Monday, May 22, 2017

Trump's Embrace of al-Saud Proof of a United States in Crisis

Almost nothing remains of candidate Trump after four months in office.

For those voters who thought Trump offered the rational choice with his promise to shelve regime change in Syria in favor of dealing first with Islamic State (which implied continued engagement with Iran), the orgiastic embrace over the weekend of POTUS 45 in the Kingdom of Saudi Arabia proves that Trump's campaign-trail rationality was merely rhetoric.

Trump completed a rhetorical somersault yesterday with his speech on Islam. He managed to criticize Iran for extremism and a lack of freedom at the very moment that Iranian voters reelected moderate president Hassan Rouhani (something subjects of al-Saud can only dream about).

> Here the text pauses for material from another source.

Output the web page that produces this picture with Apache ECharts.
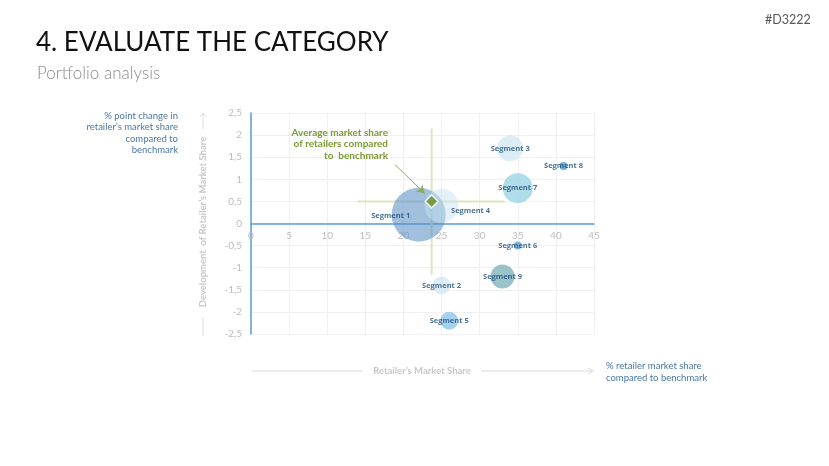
<!DOCTYPE html>
<html>
<head>
<meta charset="utf-8">
<script src="https://cdn.jsdelivr.net/npm/echarts@6/dist/echarts.min.js"></script>
<style>
    html, body { margin: 0; padding: 0; background: #fff; }
    #chart { width: 829px; height: 466px; }
</style>
</head>
<body>
<div id="chart"></div>
<script>
// data
const segments = ['Segment 1', 'Segment 2', 'Segment 3', 'Segment 4', 'Segment 5', 'Segment 6', 'Segment 7', 'Segment 8', 'Segment 9']
const marketShare = [22, 25, 34, 25, 26, 35, 35, 41, 33]
const shareChange = [0.2, -1.4, 1.7, 0.4, -2.2, -0.5, 0.8, 1.3, -1.2]
const bubbleSize = [54, 18, 26, 34, 18, 8, 30, 8, 24]
const avgPoint = [23.7, 0.5]
const avgHLine = [[14, 0.5], [33.3, 0.5]]
const avgVLine = [[23.7, 2.15], [23.7, -1.17]]
const arrowLine = [[18.9, 1.33], [22.8, 0.68]]

const bubbleColors = [
    'rgba(90, 145, 198, 0.72)',
    '#d5e9f6',
    '#d2e9f2',
    'rgba(200, 225, 240, 0.6)',
    '#8cc5ea',
    '#5ba5d8',
    '#9ed3e3',
    '#4b9bd5',
    '#7fb3bc',
]
const labelOffsets = {
    'Segment 1': [-28, 1],
    'Segment 4': [29, 5],
}

const font = 'Lato, "Open Sans", sans-serif'
const blueText = '#4a78a3'
const greyText = '#c8c8c8'
const green = '#7a9a35'

const chart = echarts.init(document.getElementById('chart'))

chart.setOption({
    animation: false,
    textStyle: { fontFamily: font },
    grid: { left: 251, top: 113, right: 235, bottom: 132 },
    xAxis: {
        type: 'value',
        min: 0,
        max: 45,
        interval: 5,
        // zero sits in the middle of -2.5..2.5, so lift the whole axis there
        offset: -110.5,
        axisLine: { onZero: false, lineStyle: { color: '#5b9bd5', width: 1.5 } },
        axisTick: { show: false },
        axisLabel: { color: '#bdbdbd', fontSize: 10, margin: 7 },
        splitLine: { lineStyle: { color: '#f0f0f0' } },
    },
    yAxis: {
        type: 'value',
        min: -2.5,
        max: 2.5,
        interval: 0.5,
        axisLine: { show: true, onZero: false, lineStyle: { color: '#5b9bd5', width: 1.5 } },
        axisTick: { show: false },
        axisLabel: {
            color: '#bdbdbd',
            fontSize: 10,
            margin: 9,
            formatter: (v) => String(v).replace('.', ','),
        },
        splitLine: { lineStyle: { color: '#f0f0f0' } },
    },
    series: [
        {
            type: 'line',
            data: avgHLine,
            symbol: 'none',
            lineStyle: { color: '#d9e6c0', width: 2 },
            z: 3,
        },
        {
            type: 'line',
            data: avgVLine,
            symbol: 'none',
            lineStyle: { color: '#d9e6c0', width: 2 },
            z: 3,
        },
        {
            type: 'scatter',
            z: 4,
            data: segments.map((name, i) => ({
                name,
                value: [marketShare[i], shareChange[i]],
                symbolSize: bubbleSize[i],
                itemStyle: { color: bubbleColors[i] },
                label: {
                    show: true,
                    formatter: name,
                    position: 'inside',
                    offset: labelOffsets[name] || [0, 0],
                    color: '#1f4e79',
                    fontSize: 7.5,
                    fontWeight: 'bold',
                    fontFamily: '"Open Sans", sans-serif',
                },
            })),
            markLine: {
                silent: true,
                symbol: ['none', 'arrow'],
                symbolSize: [7, 8],
                label: { show: false },
                lineStyle: { color: '#8fab55', width: 1, type: 'solid' },
                data: [[{ coord: arrowLine[0] }, { coord: arrowLine[1] }]],
            },
        },
        {
            type: 'scatter',
            z: 6,
            data: [avgPoint],
            symbol: 'diamond',
            symbolSize: [13, 13],
            itemStyle: { color: '#6b8e23', borderColor: '#fff', borderWidth: 1.5 },
        },
    ],
    graphic: [
        {
            type: 'text', left: 765, top: 13,
            style: { text: '#D3222', fill: '#595959', font: '12.5px ' + font },
        },
        {
            type: 'text', left: 36, top: 30,
            style: { text: '4. EVALUATE THE CATEGORY', fill: '#111', font: '26px ' + font },
        },
        {
            type: 'text', left: 37, top: 65,
            style: { text: 'Portfolio analysis', fill: '#8c8c8c', font: '300 17px ' + font },
        },
        {
            type: 'text', z: 10,
            style: {
                x: 178, y: 110, textAlign: 'right',
                text: '% point change in\nretailer\u2019s market share\ncompared to\nbenchmark',
                fill: blueText, font: '9.5px ' + font, lineHeight: 11.5,
            },
        },
        {
            type: 'text', z: 10,
            style: {
                x: 606, y: 360, textAlign: 'left',
                text: '% retailer market share\ncompared to benchmark',
                fill: blueText, font: '9.5px ' + font, lineHeight: 12,
            },
        },
        {
            type: 'text', z: 10,
            style: {
                x: 388, y: 127, textAlign: 'right',
                text: 'Average market share\nof retailers compared\nto  benchmark',
                fill: green, font: 'bold 10px ' + font, lineHeight: 11.5,
            },
        },
        // x axis name with arrow
        {
            type: 'text', z: 10,
            style: {
                x: 422, y: 371, textAlign: 'center', textVerticalAlign: 'middle',
                text: 'Retailer\u2019s Market Share', fill: greyText, font: 'bold 9.5px ' + font,
            },
        },
        { type: 'line', shape: { x1: 252, y1: 371, x2: 363, y2: 371 }, style: { stroke: '#dcdcdc', lineWidth: 1 } },
        { type: 'line', shape: { x1: 481, y1: 371, x2: 593, y2: 371 }, style: { stroke: '#dcdcdc', lineWidth: 1 } },
        { type: 'polyline', shape: { points: [[588, 368], [593, 371], [588, 374]] }, style: { stroke: '#dcdcdc', fill: null, lineWidth: 1 } },
        // y axis name with arrow
        {
            type: 'text', z: 10, x: 203, y: 222, rotation: Math.PI / 2,
            style: {
                x: 0, y: 0, textAlign: 'center', textVerticalAlign: 'middle',
                text: 'Development  of Retailer\u2019s Market Share', fill: greyText, font: 'bold 9.5px ' + font,
            },
        },
        { type: 'line', shape: { x1: 203, y1: 318, x2: 203, y2: 336 }, style: { stroke: '#dcdcdc', lineWidth: 1 } },
        { type: 'line', shape: { x1: 203, y1: 113, x2: 203, y2: 129 }, style: { stroke: '#dcdcdc', lineWidth: 1 } },
        { type: 'polyline', shape: { points: [[200, 117], [203, 113], [206, 117]] }, style: { stroke: '#dcdcdc', fill: null, lineWidth: 1 } },
    ],
})
</script>
</body>
</html>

For the moment mainstream press (see "In Saudi Arabia, Trump Reaches Out to Sunni Nations, at Iran’s Expense" by Ben Hubbard and Thomas Erdbrink) and alternate media (see Bill Van Auken's "Trump’s speech in Riyadh signals US escalation against Iran") are in agreement over Trump's hypocrisy. Of course, the alternate media tends to did a little deeper into why Trump is moving to scrap Obama's Iran nuclear deal legacy achievement. According to Van Auken,
Beyond the drive to militarily confront Iran, a principal regional rival of US imperialism in the Middle East, and the huge profits that Saudi arms purchases reap for the US military industrial complex, there are broader strategic considerations in the US turn toward a closer alliance with Riyadh.
Some of these issues were outlined on the eve of Trump’s trip in a piece published by the influential Washington think tank the Center for Strategic and International Studies and authored by Anthony Cordesman, a longtime Pentagon adviser. First among them is, according to Cordesman, “the continued level of US dependence on Saudi help in securing the stable flow of Gulf oil.”
While US imports from the Gulf have fallen sharply over the past quarter-century, Cordesman cites “indirect dependence” in terms of the impact a disruption in oil exports would have on global energy prices and the world capitalist economy. In particular, he points to the dependence of Asian economies on Gulf petroleum exports.
If the United States failed in “providing power projection forces and arms” to the region, he writes, its principal global rival, China, might fill the void. “China may not yet be ready to try to assume the role, but the entire South China Sea crisis would pale to near insignificance if China became the de facto guarantor of Gulf stability.”
Cordesman continues: “The real-world nature of US influence and power in the Pacific would be cut massively, China’s leverage over other major Asian economies like Japan and South Korea would be sharply increased, and the potential rise in tension between China and India--and cut in India’s relative position--would have a massive impact on the balance of power in South Asia and the Indian Ocean.”
In other words, the turn toward closer relations with Saudi Arabia and the related Gulf oil sheikdoms is bound up with US imperialism’s mounting conflict with China, which it has identified as the principal challenge to the drive for American global hegemony. Washington is determined to dominate Asia, including China, by maintaining the military power to choke off the region’s energy imports.
The fact that the sclerotic House of Saud, one of the world’s last absolute monarchies, has become a lynchpin of Washington’s imperialist strategy, not only in the Middle East but globally, is a measure of the crisis of American and world capitalism.
Oil revenues, which account for fully 90 percent of the kingdom’s export earnings, have been cut nearly in half since 2014. Last month, the government was forced to reverse itself on austerity measures that hit the military and public employees over fear that declining living standards and rising unemployment are creating the conditions for social revolt.
In the predominantly Shia Eastern Province, the center of the kingdom’s oil production, security forces laid siege to the town of Awamiyah, a center of resistance to the regime, during the week preceding Trump’s visit. Combined with the failure of the Saudi bid to topple the Assad regime in Syria by supporting Al Qaeda-linked militias and the regime’s inability to retake Yemen from the Houthi rebels, the deepening domestic crisis is creating the conditions for revolutionary upheavals against Washington’s principal ally in the Arab world.
Obama's push for the 2015 Iran nuclear deal was not because he was a fervent pacifist. It was because segments of the U.S. deep state realize that Iran cannot be conquered militarily. The U.S. cannot win that war. The fact that the U.S. is moving full steam in that direction is certainly proof of a crisis.